ByChuck Goudie and Barb Markoff, Christine Tressel and Ross Weidner WLS logo
Wednesday, March 9, 2022
Cartel wives hid millions in floorboards of house, feds say
Mia and Olivia Flores are accused of pilfering $5 million in cash deposited under the floorboards of a house.

The Flores brothers are Chicago's most notorious twins, raking in millions as El Chapo's emissaries here before they flipped on the boss and took him down.

New court records reveal one joint account amounted to more than $5 million in cash deposited under the floorboards of a house. Their wives are now accused of pilfering it.

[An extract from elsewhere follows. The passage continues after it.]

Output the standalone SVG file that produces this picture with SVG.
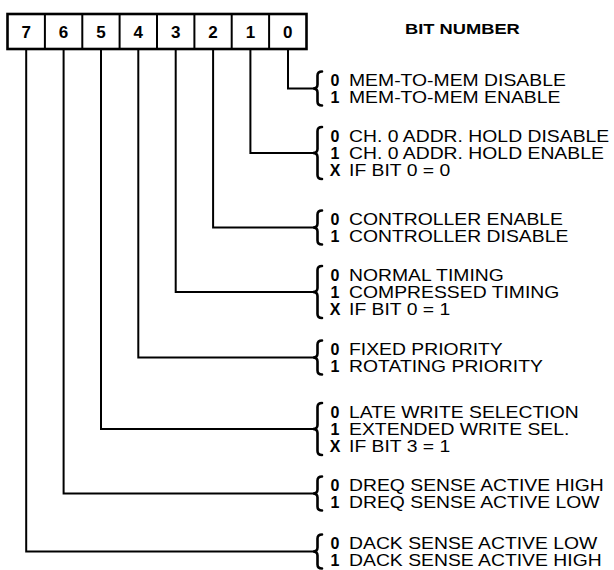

RELATED | Wives of Chicago twins who helped convict El Chapo charged with money laundering

Mia and Olivia Flores are not in witness protection as are their husbands. The Flores wives appeared on a national TV show, "American Greed", last year and talked about El Chapo's Sinaloa Cartel.

For years, they appeared to live normally in Chicago's Little Village, all the while saying their husbands were making $10 million per month.

Pedro and Margarito Flores reportedly have ended their prison sentences, but Mia and Olivia are fighting to make sure they don't end up behind bars. Both wives face money laundering charges at the federal courthouse in Chicago.

In a newly filed motion to dismiss the case, Mia Flores, alias Vivianna Lopez, contends she has an immunity deal with the government. Prosecutors say that's not true. A judge will decide whether to continue the case.

As part of the argument, Flores says in 2010 she told the government all about their family drug dealing business, yielding so much cash they needed a moving van to haul it when Pedro Flores began cooperating. It was money she said they used "to live on."

Here is how personally lucrative the drug business allegedly was at the time. Five million dollars in cash was secretly stashed in 2009 and 2010 alone "in the floorboards" of their house according to the court records, citing a federal drug enforcement report.

According to Mia Flores' paperwork, in 2010, the Flores wives gave a "criminal defense attorney" in Chicago more than $4 million of those cash drug proceeds.

The unnamed Chicago attorney who received the money from underneath Flores's floorboards contacted U.S. prosecutors to find out what should be done. That attorney then placed the drug money into an escrow account, effectively turning it over to the government.

While an unusual turn of events by any measure, the Flores wives say it is among the proof they were given immunity years ago and shouldn't be prosecuted now.